Assim como ocorreu com os homossexuais, vai ser a saída às ruas dos milhões de usuários que vai poder conquistar as mudanças necessárias.
Estima-se em cerca de um milhão e meio os consumidores diários de maconha no Brasil. Seu direito de existência como cidadãos é uma garantia democrática fundamental do direito à liberdade sobre o próprio corpo e modo de vida.
Proponho os seguintes tópicos centrais para um posicionamento sobre drogas para uma articulação e uma ação antiproibicionista real e unificada:
1) Recusa à guerra contra as drogas como doutrina totalitária, neo-colonial e imperial. Denúncia dos tratados iniciados desde a Convenção Única sobre Entorpecentes, de 1961. Pela retirada do Brasil desses tratados.

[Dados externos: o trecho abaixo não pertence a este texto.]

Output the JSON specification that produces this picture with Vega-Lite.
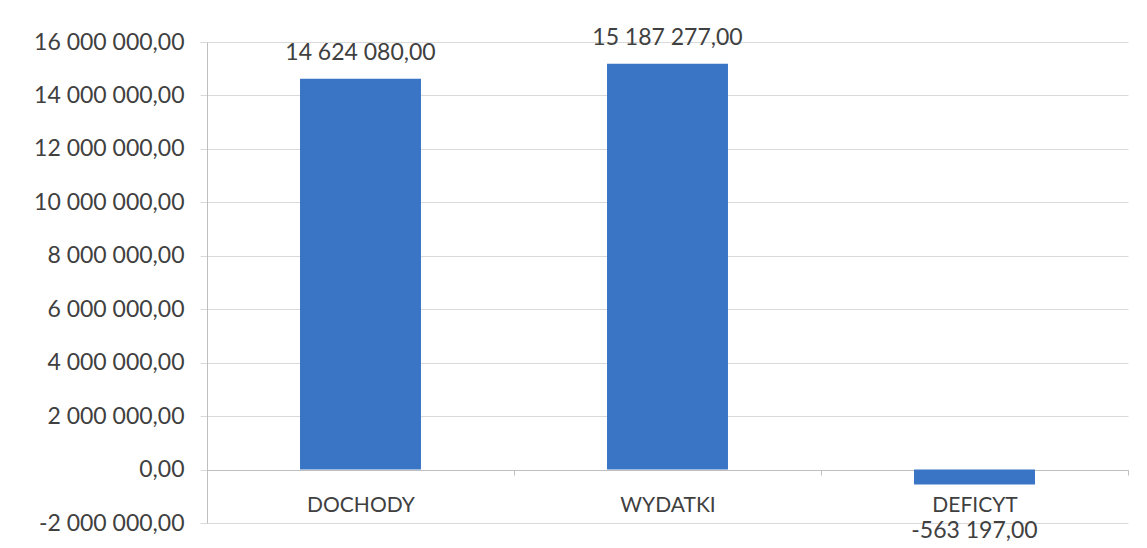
{
  "$schema": "https://vega.github.io/schema/vega-lite/v6.json",
  "width": 921,
  "height": 481,
  "autosize": "none",
  "padding": {"left": 207, "top": 42, "right": 19, "bottom": 25},
  "background": "white",
  "config": {
    "locale": {"number": {"decimal": ",", "thousands": " ", "grouping": [3], "currency": ["", ""], "minus": "-"}},
    "view": {"stroke": null},
    "font": "Lato"
  },
  "data": {"values": [
    {"kategoria": "DOCHODY", "wartosc": 14624080},
    {"kategoria": "WYDATKI", "wartosc": 15187277},
    {"kategoria": "DEFICYT", "wartosc": -563197}
  ]},
  "encoding": {
    "x": {
      "field": "kategoria", "type": "nominal", "sort": null,
      "scale": {"paddingInner": 0, "paddingOuter": 0},
      "axis": {
        "title": null, "orient": "bottom", "offset": -53, "labelAngle": 0,
        "tickBand": "extent", "domainColor": "#bfbfbf", "tickColor": "#bfbfbf",
        "tickSize": 5, "labelFontSize": 21, "labelColor": "#404040",
        "labelPadding": 19, "labelBaseline": "top"
      }
    },
    "y": {
      "field": "wartosc", "type": "quantitative",
      "scale": {"domain": [-2000000, 16000000], "nice": false, "zero": false},
      "axis": {
        "title": null,
        "values": [-2000000, 0, 2000000, 4000000, 6000000, 8000000, 10000000, 12000000, 14000000, 16000000],
        "format": ",.2f", "grid": true, "gridColor": "#d9d9d9",
        "domainColor": "#bfbfbf", "tickColor": "#d9d9d9", "tickSize": 7,
        "labelFontSize": 23, "labelColor": "#404040", "labelPadding": 16
      }
    }
  },
  "layer": [
    {"mark": {"type": "bar", "color": "#3a74c4", "width": {"band": 0.394}}},
    {
      "transform": [{"filter": "datum.wartosc > 0"}],
      "mark": {"type": "text", "baseline": "bottom", "dy": -14, "fontSize": 23, "color": "#404040"},
      "encoding": {"text": {"field": "wartosc", "type": "quantitative", "format": ",.2f"}}
    },
    {
      "transform": [{"filter": "datum.wartosc < 0"}],
      "mark": {"type": "text", "baseline": "top", "dy": 35, "fontSize": 23, "color": "#404040"},
      "encoding": {"text": {"field": "wartosc", "type": "quantitative", "format": ",.2f"}}
    }
  ]
}
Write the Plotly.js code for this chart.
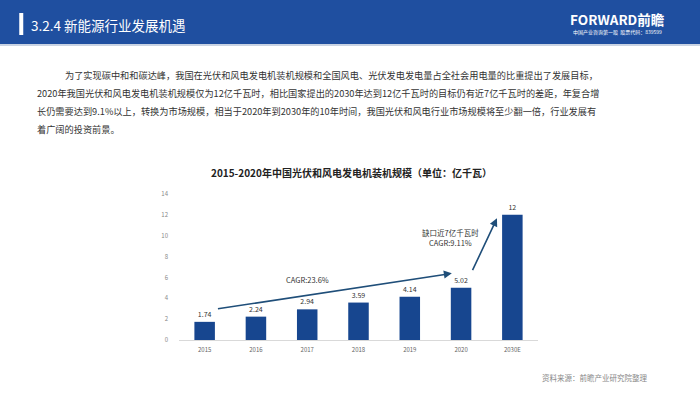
<!DOCTYPE html>
<html><head><meta charset="utf-8">
<script src="https://cdn.plot.ly/plotly-3.0.1.min.js"></script>
<style>html,body{margin:0;padding:0;background:#fff;}#c{width:700px;height:393px;}</style>
</head><body><div id="c"></div>
<script>
const years = ['2015','2016','2017','2018','2019','2020','2030E'];
const capacity = [1.74, 2.24, 2.94, 3.59, 4.14, 5.02, 12];
const valueLabels = ['1.74','2.24','2.94','3.59','4.14','5.02','12'];
const yTicks = [0,2,4,6,8,10,12,14];
const headerTitle = '3.2.4 新能源行业发展机遇';
const chartTitle = '2015-2020年中国光伏和风电发电机装机规模（单位：亿千瓦）';
const paraLines = [
  '为了实现碳中和和碳达峰，我国在光伏和风电发电机装机规模和全国风电、光伏发电发电量占全社会用电量的比重提出了发展目标，',
  '2020年我国光伏和风电发电机装机规模仅为12亿千瓦时，相比国家提出的2030年达到12亿千瓦时的目标仍有近7亿千瓦时的差距，年复合增',
  '长仍需要达到9.1%以上，转换为市场规模，相当于2020年到2030年的10年时间，我国光伏和风电行业市场规模将至少翻一倍，行业发展有',
  '着广阔的投资前景。'
];
const cagr1 = 'CAGR:23.6%';
const cagr2 = '缺口近7亿千瓦时<br>CAGR:9.11%';
const source = '资料来源：前瞻产业研究院整理';

const L = 179.4, R = 537.6, T = 194, B = 340;
const W = R - L, H = B - T;
const px = x => (x - L) / W;
const py = y => (B - y) / H;
const FONT = '"Noto Sans CJK SC", "Noto Sans", sans-serif';

const annotations = [];
annotations.push({xref:'paper', yref:'paper', x:px(30), y:py(25), xanchor:'left', yanchor:'middle',
  text: headerTitle, showarrow:false, font:{family:FONT, size:13.5, color:'#ffffff'}});
annotations.push({xref:'paper', yref:'paper', x:px(617), y:py(19), xanchor:'center', yanchor:'middle',
  text:'<b>FORWARD前瞻</b>', showarrow:false, font:{family:FONT, size:13.5, color:'#ffffff'}});
annotations.push({xref:'paper', yref:'paper', x:px(617), y:py(32), xanchor:'center', yanchor:'middle',
  text:'中国产业咨询第一股  股票代码：839599', showarrow:false, font:{family:FONT, size:5, color:'#ffffff'}});
const lineY = [75, 93, 111, 129];
paraLines.forEach((t, i) => {
  annotations.push({xref:'paper', yref:'paper', x:px(i === 0 ? 64 : 36), y:py(lineY[i]), xanchor:'left', yanchor:'middle',
    text:t, showarrow:false, font:{family:FONT, size:9.2, color:'#333333'}});
});
annotations.push({xref:'paper', yref:'paper', x:px(352), y:py(172), xanchor:'center', yanchor:'middle',
  text:'<b>'+chartTitle+'</b>', showarrow:false, font:{family:FONT, size:10, color:'#222222'}});
annotations.push({xref:'paper', yref:'paper', x:px(594), y:py(377), xanchor:'center', yanchor:'middle',
  text:source, showarrow:false, font:{family:FONT, size:7.5, color:'#888888'}});
// arrows (data coordinates)
annotations.push({xref:'x', yref:'y', axref:'x', ayref:'y', x:4.82, y:6.39, ax:0.23, ay:2.97,
  showarrow:true, arrowhead:2, arrowsize:1, arrowwidth:1.6, arrowcolor:'#1f4e79', text:''});
annotations.push({xref:'x', yref:'y', axref:'x', ayref:'y', x:5.70, y:11.67, ax:5.21, ay:6.55,
  showarrow:true, arrowhead:2, arrowsize:1, arrowwidth:1.6, arrowcolor:'#1f4e79', text:''});
annotations.push({xref:'paper', yref:'paper', x:px(308), y:py(279), xanchor:'center', yanchor:'middle',
  text:cagr1, showarrow:false, font:{family:FONT, size:7.5, color:'#333333'}});
annotations.push({xref:'paper', yref:'paper', x:px(450), y:py(237), xanchor:'center', yanchor:'middle',
  text:cagr2, showarrow:false, font:{family:FONT, size:7.5, color:'#333333'}});

const shapes = [
  {type:'rect', xref:'paper', yref:'paper', x0:px(0), x1:px(700), y0:py(0), y1:py(44), fillcolor:'#1f4fa0', line:{width:0}, layer:'below'},
  {type:'rect', xref:'paper', yref:'paper', x0:px(0), x1:px(700), y0:py(44), y1:py(46), fillcolor:'#c9d3e3', line:{width:0}, layer:'below'},
  {type:'rect', xref:'paper', yref:'paper', x0:px(20), x1:px(24), y0:py(13), y1:py(35), fillcolor:'#ffffff', line:{width:0}}
];

const trace = {
  type:'bar', x: years, y: capacity, text: valueLabels, textposition:'outside',
  textfont:{family:FONT, size:7, color:'#333333'}, cliponaxis:false,
  marker:{color:'#17468f'}, hoverinfo:'none'
};

const layout = {
  width:700, height:393,
  margin:{l:L, r:700-R, t:T, b:393-B, pad:0},
  paper_bgcolor:'#ffffff', plot_bgcolor:'#ffffff',
  showlegend:false, bargap:0.6,
  font:{family:FONT},
  xaxis:{type:'category', showgrid:false, zeroline:false, showline:true, linecolor:'#d9d9d9', linewidth:1,
    ticks:'', tickfont:{size:6, color:'#666666'}, ticklabelstandoff:4, fixedrange:true},
  yaxis:{range:[0,14], tickvals:yTicks, showgrid:false, zeroline:false, showline:false, ticks:'',
    tickfont:{size:6, color:'#888888'}, ticklabelstandoff:10, fixedrange:true},
  annotations, shapes
};
Plotly.newPlot('c', [trace], layout, {displayModeBar:false, staticPlot:true});
</script></body></html>
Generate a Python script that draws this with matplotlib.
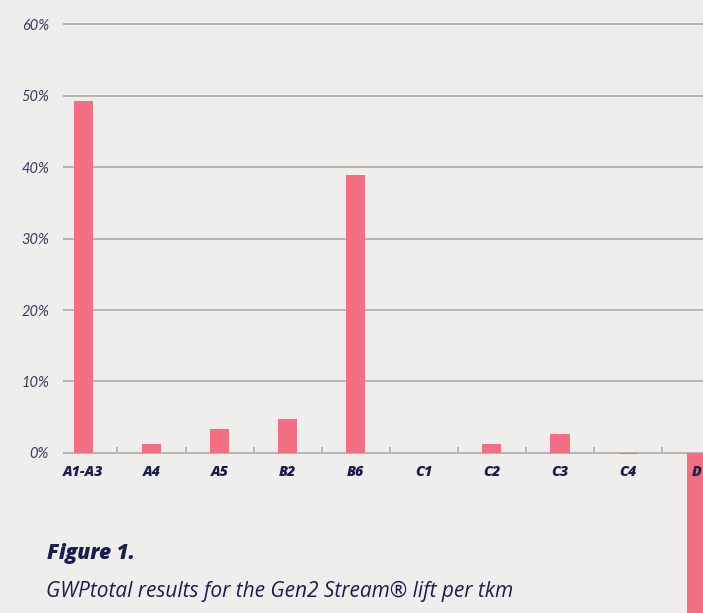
import matplotlib
matplotlib.use("Agg")
import matplotlib.pyplot as plt
import numpy as np

categories = ["A1-A3", "A4", "A5", "B2", "B6", "C1", "C2", "C3", "C4", "D"]
values = [49.2, 1.2, 3.3, 4.8, 38.9, 0.0, 1.2, 2.6, -0.1, -30.0]
y_ticks = [0, 10, 20, 30, 40, 50, 60]
y_tick_labels = ["0%", "10%", "20%", "30%", "40%", "50%", "60%"]
fig_title = "Figure 1."
fig_caption = "GWPtotal results for the Gen2 Stream\u00ae lift per tkm"

BG = "#efeeec"
BAR = "#f26e82"
NAVY = "#1b1d4d"
GRID = "#b3b1ab"

W, H = 703, 613
fig = plt.figure(figsize=(W / 100, H / 100), dpi=100, facecolor=BG)
ax = fig.add_axes([63 / W, 0, 1 - 63 / W, 1])
ax.set_facecolor(BG)

x = np.arange(len(categories))
ax.bar(x, values, width=0.28, color=BAR, zorder=3)

ax.set_ylim(-22.38, 63.36)
ax.set_xlim(-0.30, 9.10)

ax.set_yticks(y_ticks)
ax.set_yticklabels(y_tick_labels, fontfamily="Lato", fontstyle="italic",
                   fontsize=10.5, color="#3a3b5e")
ax.tick_params(axis="y", length=0, pad=10)
ax.set_xticks([])
ax.yaxis.grid(True, color=GRID, linewidth=1.3, zorder=0)
for s in ax.spines.values():
    s.set_visible(False)

ax.vlines(x[:-1] + 0.5, 0, 0.85, color=GRID, linewidth=1.3, zorder=2)

for xi, cat in zip(x, categories):
    ax.text(xi, -2.6, cat, ha="center", va="center", fontfamily="Open Sans",
            fontstyle="italic", fontweight="heavy", fontsize=10.3, color=NAVY,
            zorder=5, clip_on=False)

fig.text(47 / W, 1 - 554 / H, fig_title, ha="left", va="center",
         fontfamily="Open Sans", fontstyle="italic", fontweight="heavy",
         fontsize=15, color=NAVY)
fig.text(46 / W, 1 - 591 / H, fig_caption, ha="left", va="center",
         fontfamily="Open Sans", fontstyle="italic", fontweight="normal",
         fontsize=15, color=NAVY)

fig.savefig("out.png", dpi=100, facecolor=BG)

2) Defesa da legalização das drogas. O uso de drogas é uma questão social e cultural e o seu abuso pode ser um problema de saúde pública, mas não pode ser encarado como um crime, pois tal conduta não fere nenhum direito alheio, não constitui uma agressão ao patrimônio nem à pessoa, não tendo, portanto, nenhuma lesividade.
3) Ênfase numa campanha internacional e nacional imediata pela legalização da maconha, com eixo em três aspectos:
a) uso terapêutico
b) uso recreacional
c) uso para investigação neurocientífica
4) Abertura de um amplo debate sobre os modelos necessários e possíveis de uma legalização real com respeito aos direitos humanos e de cidadania dos consumidores de drogas.